Entries with chart source code:
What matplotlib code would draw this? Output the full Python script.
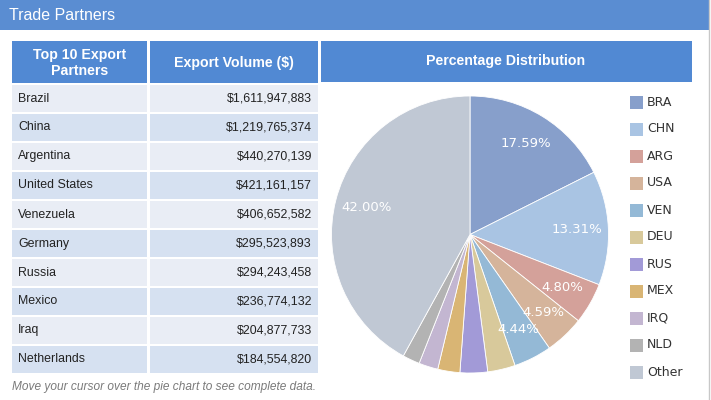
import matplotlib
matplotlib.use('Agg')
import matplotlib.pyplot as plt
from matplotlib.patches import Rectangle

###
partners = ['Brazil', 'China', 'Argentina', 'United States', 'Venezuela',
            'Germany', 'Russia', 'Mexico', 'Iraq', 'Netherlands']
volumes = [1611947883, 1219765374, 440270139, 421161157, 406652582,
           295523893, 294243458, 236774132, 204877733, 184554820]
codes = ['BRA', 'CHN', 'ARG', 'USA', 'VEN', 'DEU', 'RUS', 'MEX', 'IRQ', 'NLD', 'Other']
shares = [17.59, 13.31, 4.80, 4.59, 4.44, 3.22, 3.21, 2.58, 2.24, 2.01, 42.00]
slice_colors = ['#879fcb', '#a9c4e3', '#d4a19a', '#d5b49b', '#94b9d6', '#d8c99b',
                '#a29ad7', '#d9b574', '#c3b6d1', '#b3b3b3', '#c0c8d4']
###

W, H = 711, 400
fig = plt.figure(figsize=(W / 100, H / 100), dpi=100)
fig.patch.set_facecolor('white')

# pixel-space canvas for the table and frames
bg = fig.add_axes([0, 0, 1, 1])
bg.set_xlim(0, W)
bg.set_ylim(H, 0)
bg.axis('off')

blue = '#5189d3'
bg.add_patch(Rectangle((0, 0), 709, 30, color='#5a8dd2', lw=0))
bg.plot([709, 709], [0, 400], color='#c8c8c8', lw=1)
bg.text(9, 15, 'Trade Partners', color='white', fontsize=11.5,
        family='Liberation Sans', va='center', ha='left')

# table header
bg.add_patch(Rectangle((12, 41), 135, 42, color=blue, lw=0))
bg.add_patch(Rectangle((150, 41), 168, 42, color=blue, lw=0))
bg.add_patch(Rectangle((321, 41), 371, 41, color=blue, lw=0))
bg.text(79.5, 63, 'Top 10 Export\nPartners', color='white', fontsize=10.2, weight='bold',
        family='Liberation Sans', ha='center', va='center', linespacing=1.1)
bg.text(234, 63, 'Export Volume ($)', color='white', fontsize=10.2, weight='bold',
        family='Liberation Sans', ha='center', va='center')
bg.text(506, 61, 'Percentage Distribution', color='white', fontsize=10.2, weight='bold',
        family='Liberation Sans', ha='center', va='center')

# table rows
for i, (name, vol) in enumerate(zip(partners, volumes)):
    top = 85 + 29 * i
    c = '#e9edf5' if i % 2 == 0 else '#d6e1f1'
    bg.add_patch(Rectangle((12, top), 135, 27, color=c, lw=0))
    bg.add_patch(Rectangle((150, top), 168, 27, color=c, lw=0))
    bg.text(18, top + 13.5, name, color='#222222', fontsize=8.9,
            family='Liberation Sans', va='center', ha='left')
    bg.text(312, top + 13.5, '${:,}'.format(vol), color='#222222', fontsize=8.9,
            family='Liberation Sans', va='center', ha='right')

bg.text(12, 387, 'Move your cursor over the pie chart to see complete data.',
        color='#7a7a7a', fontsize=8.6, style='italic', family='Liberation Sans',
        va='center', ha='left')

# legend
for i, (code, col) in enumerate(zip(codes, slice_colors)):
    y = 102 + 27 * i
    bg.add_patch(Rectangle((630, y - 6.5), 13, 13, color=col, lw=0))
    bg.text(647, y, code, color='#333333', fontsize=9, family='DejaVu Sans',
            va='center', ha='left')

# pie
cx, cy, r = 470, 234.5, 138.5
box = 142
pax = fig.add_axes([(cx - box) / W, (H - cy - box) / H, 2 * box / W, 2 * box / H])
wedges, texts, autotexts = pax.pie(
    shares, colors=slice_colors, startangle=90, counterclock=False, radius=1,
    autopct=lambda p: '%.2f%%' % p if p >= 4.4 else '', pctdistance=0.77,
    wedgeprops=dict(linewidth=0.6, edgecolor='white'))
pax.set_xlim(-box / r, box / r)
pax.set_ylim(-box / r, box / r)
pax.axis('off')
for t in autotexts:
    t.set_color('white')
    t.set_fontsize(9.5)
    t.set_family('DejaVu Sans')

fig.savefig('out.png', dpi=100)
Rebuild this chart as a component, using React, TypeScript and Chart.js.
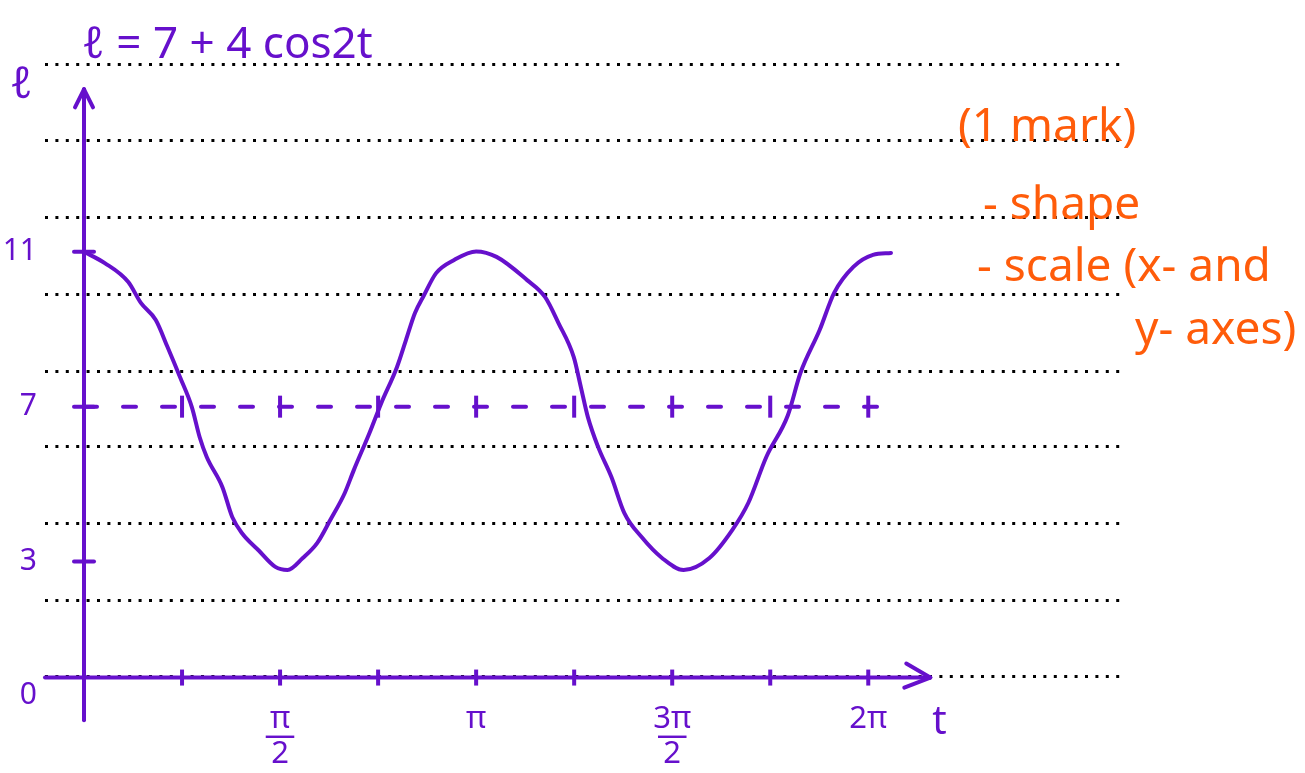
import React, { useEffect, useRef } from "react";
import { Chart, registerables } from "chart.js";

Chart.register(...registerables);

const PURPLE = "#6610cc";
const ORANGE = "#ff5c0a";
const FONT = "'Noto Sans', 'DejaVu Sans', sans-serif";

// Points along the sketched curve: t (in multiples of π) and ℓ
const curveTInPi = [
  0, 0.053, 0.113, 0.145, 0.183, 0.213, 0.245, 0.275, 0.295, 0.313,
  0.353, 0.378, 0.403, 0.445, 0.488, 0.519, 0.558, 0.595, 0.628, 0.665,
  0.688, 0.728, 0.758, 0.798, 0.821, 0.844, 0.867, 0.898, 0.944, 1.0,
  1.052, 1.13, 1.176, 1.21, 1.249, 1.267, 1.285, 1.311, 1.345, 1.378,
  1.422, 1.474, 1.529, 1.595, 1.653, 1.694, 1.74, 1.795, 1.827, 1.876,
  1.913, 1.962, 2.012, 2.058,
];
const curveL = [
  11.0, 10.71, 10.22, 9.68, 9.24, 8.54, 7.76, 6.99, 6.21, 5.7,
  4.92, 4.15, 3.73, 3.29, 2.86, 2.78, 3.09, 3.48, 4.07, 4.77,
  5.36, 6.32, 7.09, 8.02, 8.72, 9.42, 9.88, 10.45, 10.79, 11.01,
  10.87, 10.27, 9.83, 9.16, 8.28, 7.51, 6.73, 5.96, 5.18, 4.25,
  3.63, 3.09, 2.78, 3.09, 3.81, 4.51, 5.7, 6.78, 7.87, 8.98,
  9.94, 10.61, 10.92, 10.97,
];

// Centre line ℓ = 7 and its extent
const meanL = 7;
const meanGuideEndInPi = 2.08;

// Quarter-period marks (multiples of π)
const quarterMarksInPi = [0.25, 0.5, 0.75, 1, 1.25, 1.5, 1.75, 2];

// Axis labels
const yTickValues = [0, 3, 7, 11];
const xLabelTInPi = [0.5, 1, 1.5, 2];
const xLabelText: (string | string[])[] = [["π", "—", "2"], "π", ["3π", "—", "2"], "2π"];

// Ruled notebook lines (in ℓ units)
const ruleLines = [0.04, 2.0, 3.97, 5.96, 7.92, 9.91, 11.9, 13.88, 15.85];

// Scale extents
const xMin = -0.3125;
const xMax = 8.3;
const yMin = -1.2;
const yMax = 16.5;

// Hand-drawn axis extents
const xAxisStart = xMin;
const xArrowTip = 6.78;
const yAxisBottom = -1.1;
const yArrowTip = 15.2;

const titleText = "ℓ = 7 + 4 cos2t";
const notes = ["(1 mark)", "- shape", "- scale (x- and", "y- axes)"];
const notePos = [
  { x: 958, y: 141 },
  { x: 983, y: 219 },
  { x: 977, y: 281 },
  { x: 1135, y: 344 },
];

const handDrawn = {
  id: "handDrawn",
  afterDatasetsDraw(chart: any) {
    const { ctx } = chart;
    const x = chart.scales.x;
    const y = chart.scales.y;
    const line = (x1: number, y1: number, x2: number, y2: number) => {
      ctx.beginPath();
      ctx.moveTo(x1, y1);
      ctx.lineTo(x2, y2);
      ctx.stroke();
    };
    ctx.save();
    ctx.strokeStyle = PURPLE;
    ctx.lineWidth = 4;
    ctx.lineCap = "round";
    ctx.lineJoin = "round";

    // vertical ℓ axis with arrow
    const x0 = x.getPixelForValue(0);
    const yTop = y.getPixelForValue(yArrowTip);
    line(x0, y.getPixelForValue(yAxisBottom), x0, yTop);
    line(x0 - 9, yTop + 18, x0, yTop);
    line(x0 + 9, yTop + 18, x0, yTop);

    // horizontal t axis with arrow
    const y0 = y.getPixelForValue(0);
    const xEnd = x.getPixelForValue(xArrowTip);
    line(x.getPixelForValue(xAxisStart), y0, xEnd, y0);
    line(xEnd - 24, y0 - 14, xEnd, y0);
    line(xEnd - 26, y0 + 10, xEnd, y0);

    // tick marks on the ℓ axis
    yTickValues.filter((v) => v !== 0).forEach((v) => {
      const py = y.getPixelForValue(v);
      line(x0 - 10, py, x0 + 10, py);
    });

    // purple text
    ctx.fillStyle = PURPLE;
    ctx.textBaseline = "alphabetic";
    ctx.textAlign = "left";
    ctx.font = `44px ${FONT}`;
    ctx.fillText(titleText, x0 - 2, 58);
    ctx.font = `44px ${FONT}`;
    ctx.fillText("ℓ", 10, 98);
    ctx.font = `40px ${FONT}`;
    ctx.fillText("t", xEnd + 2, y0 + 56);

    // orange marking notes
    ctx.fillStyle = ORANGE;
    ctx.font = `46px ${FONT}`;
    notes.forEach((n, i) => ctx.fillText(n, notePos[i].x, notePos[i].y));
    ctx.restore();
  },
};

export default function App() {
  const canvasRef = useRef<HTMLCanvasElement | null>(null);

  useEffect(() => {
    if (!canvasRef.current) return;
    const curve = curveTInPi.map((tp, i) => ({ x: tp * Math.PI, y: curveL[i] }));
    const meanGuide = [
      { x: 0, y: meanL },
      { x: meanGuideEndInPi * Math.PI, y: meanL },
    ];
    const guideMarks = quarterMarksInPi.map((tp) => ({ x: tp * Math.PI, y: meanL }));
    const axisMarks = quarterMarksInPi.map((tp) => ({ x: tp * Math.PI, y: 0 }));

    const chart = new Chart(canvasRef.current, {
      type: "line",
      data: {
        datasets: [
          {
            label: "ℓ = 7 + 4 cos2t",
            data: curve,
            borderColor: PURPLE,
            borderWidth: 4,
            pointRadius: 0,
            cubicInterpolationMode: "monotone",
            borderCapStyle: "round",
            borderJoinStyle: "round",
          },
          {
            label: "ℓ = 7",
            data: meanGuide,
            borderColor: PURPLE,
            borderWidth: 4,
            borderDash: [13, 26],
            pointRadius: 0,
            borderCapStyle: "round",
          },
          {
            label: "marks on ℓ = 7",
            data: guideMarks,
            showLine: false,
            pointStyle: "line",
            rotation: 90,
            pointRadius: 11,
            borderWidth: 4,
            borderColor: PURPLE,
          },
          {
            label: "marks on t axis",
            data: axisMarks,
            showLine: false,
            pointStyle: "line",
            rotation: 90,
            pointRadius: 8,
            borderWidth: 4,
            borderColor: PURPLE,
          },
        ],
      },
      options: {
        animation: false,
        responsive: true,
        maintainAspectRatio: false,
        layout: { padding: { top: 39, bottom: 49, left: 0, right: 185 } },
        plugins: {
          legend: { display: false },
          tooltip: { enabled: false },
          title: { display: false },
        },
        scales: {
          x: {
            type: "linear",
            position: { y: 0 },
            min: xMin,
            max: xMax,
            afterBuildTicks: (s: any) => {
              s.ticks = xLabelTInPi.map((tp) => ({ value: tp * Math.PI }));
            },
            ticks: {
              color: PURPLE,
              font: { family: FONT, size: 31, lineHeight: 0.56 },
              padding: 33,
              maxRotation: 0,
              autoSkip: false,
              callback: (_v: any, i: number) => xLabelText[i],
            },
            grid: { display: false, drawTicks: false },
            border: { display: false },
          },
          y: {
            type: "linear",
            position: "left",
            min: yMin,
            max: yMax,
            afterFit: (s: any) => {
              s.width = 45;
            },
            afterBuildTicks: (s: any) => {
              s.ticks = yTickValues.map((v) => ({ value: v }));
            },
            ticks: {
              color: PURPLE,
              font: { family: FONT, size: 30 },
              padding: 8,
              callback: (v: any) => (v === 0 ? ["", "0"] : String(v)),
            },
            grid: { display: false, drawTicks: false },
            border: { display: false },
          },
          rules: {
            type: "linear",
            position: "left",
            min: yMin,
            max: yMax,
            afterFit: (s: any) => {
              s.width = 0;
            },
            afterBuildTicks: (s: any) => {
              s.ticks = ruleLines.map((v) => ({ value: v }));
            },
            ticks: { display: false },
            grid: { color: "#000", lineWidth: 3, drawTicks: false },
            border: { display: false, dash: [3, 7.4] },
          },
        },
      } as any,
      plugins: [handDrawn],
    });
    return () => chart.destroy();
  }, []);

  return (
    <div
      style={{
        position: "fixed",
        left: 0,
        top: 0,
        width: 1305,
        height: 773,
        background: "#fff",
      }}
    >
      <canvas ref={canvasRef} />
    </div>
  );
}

--

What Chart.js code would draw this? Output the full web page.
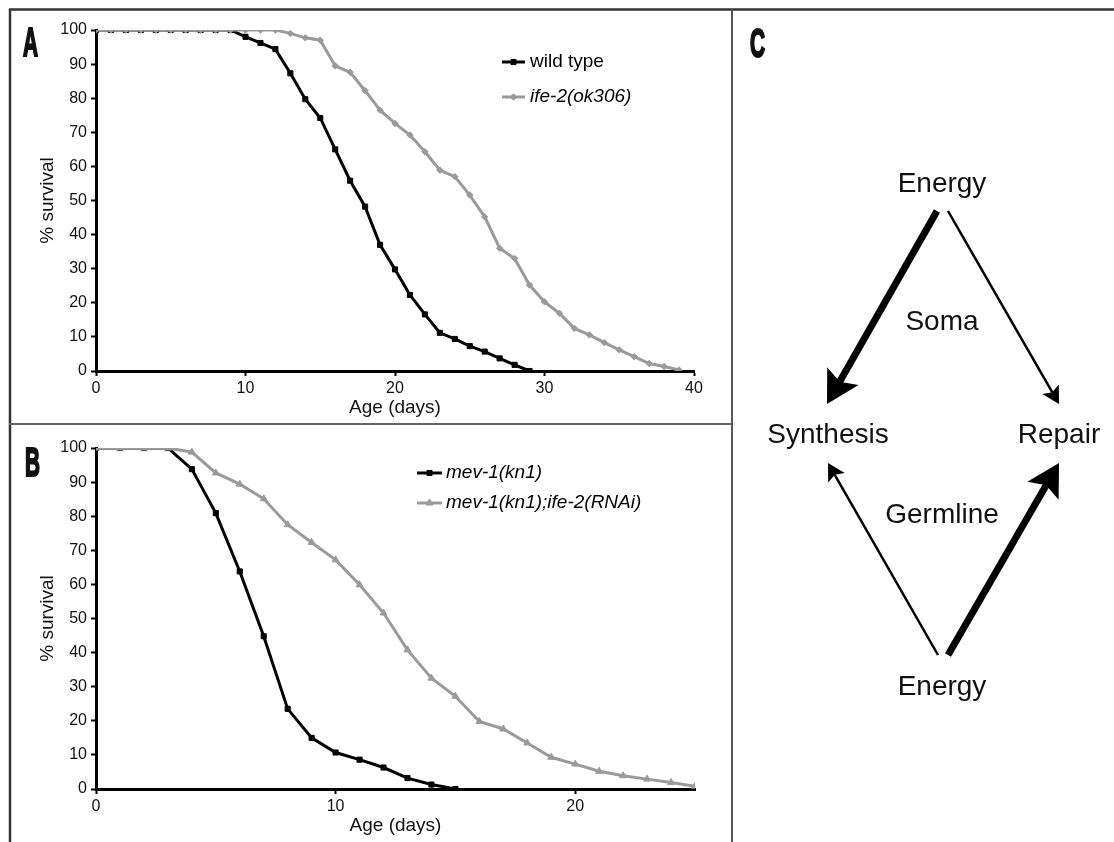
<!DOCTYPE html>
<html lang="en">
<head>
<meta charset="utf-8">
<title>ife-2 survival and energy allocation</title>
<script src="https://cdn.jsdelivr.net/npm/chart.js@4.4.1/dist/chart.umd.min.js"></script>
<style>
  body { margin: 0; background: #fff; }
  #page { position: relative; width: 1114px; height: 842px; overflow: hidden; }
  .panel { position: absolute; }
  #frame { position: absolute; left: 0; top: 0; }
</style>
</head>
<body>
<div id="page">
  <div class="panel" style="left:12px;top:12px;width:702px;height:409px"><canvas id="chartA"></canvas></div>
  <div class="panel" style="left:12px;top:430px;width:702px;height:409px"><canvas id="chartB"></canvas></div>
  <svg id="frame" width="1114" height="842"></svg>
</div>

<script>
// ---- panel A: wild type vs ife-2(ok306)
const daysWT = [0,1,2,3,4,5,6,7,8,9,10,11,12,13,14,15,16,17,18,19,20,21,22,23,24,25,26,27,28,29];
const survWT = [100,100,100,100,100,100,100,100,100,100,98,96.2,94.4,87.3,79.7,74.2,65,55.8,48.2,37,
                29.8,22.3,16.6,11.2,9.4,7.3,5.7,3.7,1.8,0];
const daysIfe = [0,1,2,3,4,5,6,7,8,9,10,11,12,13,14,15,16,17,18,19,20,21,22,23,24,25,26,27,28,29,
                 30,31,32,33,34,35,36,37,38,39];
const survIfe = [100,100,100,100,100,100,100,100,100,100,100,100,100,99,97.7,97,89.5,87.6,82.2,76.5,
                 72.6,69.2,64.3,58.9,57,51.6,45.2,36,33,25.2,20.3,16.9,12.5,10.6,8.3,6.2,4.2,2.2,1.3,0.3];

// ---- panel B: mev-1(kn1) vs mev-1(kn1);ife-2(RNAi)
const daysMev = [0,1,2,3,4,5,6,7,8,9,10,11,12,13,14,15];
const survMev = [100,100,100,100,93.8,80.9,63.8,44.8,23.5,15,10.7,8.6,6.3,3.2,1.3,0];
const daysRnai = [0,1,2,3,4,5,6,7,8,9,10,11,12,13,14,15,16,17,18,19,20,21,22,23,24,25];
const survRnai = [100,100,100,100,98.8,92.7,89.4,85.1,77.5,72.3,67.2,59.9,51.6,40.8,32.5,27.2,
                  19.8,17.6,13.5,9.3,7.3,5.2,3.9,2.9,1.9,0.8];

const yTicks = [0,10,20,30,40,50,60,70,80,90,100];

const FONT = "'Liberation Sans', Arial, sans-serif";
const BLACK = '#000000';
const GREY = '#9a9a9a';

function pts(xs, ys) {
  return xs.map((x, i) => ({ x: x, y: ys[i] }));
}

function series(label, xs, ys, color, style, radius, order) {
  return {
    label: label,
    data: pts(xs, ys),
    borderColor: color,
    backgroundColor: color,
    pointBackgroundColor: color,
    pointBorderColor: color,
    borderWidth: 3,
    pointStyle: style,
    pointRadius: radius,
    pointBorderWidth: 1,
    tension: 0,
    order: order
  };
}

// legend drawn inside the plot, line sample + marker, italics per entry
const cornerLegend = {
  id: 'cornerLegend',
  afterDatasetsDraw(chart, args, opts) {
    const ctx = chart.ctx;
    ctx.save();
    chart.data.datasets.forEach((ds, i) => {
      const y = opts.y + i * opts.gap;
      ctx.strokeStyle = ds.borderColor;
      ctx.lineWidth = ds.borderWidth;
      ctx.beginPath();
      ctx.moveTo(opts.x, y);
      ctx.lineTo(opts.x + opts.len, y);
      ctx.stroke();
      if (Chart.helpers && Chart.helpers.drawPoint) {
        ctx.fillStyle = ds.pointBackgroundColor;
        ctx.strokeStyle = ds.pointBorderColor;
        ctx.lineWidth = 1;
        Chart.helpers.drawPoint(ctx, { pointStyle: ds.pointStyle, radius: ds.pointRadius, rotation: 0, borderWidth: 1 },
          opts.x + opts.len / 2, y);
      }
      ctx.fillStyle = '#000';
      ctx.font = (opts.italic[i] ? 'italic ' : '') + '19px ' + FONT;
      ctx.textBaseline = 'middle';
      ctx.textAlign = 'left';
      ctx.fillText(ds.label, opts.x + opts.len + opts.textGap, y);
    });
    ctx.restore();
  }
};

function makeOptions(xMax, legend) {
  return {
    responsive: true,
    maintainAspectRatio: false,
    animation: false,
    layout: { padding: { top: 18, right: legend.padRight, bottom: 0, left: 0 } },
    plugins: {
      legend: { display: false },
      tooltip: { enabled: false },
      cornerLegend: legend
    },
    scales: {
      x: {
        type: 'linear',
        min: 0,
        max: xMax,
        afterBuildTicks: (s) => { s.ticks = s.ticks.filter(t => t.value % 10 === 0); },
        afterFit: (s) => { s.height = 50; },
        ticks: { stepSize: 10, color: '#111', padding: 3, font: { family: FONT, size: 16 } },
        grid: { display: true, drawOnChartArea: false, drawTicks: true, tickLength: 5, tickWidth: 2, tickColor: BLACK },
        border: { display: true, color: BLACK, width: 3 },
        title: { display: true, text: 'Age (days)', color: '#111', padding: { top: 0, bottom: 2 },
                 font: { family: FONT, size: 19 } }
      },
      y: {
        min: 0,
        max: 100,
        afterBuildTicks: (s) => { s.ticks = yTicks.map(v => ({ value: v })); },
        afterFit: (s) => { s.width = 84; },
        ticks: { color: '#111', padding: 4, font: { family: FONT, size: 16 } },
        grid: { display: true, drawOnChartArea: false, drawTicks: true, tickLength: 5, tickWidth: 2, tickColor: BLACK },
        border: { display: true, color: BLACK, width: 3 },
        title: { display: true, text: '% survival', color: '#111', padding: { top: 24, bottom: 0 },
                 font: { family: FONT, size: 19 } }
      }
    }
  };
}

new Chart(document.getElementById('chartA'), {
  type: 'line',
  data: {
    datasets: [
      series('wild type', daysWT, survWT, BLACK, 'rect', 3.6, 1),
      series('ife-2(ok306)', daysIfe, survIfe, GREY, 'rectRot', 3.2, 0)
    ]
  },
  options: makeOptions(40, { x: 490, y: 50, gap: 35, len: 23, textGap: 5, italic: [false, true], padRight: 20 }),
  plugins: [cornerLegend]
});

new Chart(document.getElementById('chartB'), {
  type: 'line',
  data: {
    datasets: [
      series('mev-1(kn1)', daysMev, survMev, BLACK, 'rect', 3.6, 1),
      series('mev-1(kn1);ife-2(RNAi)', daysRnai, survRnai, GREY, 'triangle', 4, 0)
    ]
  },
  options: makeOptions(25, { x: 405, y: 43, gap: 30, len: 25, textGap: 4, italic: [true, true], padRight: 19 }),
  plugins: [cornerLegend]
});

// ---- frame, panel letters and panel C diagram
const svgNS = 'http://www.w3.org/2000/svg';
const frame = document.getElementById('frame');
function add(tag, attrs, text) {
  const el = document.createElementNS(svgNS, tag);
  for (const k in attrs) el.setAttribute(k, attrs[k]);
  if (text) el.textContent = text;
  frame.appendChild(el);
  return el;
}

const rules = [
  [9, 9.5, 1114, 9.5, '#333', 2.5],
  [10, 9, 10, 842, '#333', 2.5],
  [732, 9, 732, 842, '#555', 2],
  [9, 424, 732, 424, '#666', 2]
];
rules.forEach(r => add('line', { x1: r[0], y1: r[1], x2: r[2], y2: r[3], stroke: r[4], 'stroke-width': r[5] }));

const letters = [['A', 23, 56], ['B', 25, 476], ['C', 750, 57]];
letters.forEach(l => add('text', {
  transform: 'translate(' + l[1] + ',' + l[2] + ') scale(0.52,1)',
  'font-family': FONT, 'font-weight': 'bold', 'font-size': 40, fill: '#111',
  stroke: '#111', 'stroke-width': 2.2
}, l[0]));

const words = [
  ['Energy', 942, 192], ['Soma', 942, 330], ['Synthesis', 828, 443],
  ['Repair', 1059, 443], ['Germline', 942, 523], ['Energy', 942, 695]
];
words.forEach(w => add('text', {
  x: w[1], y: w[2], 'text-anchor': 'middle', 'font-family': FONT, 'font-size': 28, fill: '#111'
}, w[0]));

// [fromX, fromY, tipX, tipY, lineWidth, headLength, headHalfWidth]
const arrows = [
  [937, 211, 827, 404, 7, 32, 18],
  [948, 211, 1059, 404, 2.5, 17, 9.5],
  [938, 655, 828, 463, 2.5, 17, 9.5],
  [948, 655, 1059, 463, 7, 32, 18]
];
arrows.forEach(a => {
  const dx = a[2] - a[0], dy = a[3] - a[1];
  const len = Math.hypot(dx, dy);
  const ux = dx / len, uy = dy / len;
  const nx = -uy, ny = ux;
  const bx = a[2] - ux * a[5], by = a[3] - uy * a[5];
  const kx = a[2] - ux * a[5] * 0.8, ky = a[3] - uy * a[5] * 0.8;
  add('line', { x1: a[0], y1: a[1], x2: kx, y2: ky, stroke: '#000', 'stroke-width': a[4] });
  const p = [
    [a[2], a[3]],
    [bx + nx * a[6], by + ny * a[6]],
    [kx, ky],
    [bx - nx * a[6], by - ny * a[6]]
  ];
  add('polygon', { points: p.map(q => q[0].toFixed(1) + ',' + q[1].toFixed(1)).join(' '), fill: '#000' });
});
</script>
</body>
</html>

Written problem: Among the entries above, take the lines from the one with "What Chart.js code" through the one with "const yTicks = [0,10,20,30,40,50,60,70,80,90,100];" and retype them exactly, leaving out the pictures.

Answer for the task:
What Chart.js code would draw this? Output the full web page.
<!DOCTYPE html>
<html lang="en">
<head>
<meta charset="utf-8">
<title>ife-2 survival and energy allocation</title>
<script src="https://cdn.jsdelivr.net/npm/chart.js@4.4.1/dist/chart.umd.min.js"></script>
<style>
  body { margin: 0; background: #fff; }
  #page { position: relative; width: 1114px; height: 842px; overflow: hidden; }
  .panel { position: absolute; }
  #frame { position: absolute; left: 0; top: 0; }
</style>
</head>
<body>
<div id="page">
  <div class="panel" style="left:12px;top:12px;width:702px;height:409px"><canvas id="chartA"></canvas></div>
  <div class="panel" style="left:12px;top:430px;width:702px;height:409px"><canvas id="chartB"></canvas></div>
  <svg id="frame" width="1114" height="842"></svg>
</div>

<script>
// ---- panel A: wild type vs ife-2(ok306)
const daysWT = [0,1,2,3,4,5,6,7,8,9,10,11,12,13,14,15,16,17,18,19,20,21,22,23,24,25,26,27,28,29];
const survWT = [100,100,100,100,100,100,100,100,100,100,98,96.2,94.4,87.3,79.7,74.2,65,55.8,48.2,37,
                29.8,22.3,16.6,11.2,9.4,7.3,5.7,3.7,1.8,0];
const daysIfe = [0,1,2,3,4,5,6,7,8,9,10,11,12,13,14,15,16,17,18,19,20,21,22,23,24,25,26,27,28,29,
                 30,31,32,33,34,35,36,37,38,39];
const survIfe = [100,100,100,100,100,100,100,100,100,100,100,100,100,99,97.7,97,89.5,87.6,82.2,76.5,
                 72.6,69.2,64.3,58.9,57,51.6,45.2,36,33,25.2,20.3,16.9,12.5,10.6,8.3,6.2,4.2,2.2,1.3,0.3];

// ---- panel B: mev-1(kn1) vs mev-1(kn1);ife-2(RNAi)
const daysMev = [0,1,2,3,4,5,6,7,8,9,10,11,12,13,14,15];
const survMev = [100,100,100,100,93.8,80.9,63.8,44.8,23.5,15,10.7,8.6,6.3,3.2,1.3,0];
const daysRnai = [0,1,2,3,4,5,6,7,8,9,10,11,12,13,14,15,16,17,18,19,20,21,22,23,24,25];
const survRnai = [100,100,100,100,98.8,92.7,89.4,85.1,77.5,72.3,67.2,59.9,51.6,40.8,32.5,27.2,
                  19.8,17.6,13.5,9.3,7.3,5.2,3.9,2.9,1.9,0.8];

const yTicks = [0,10,20,30,40,50,60,70,80,90,100];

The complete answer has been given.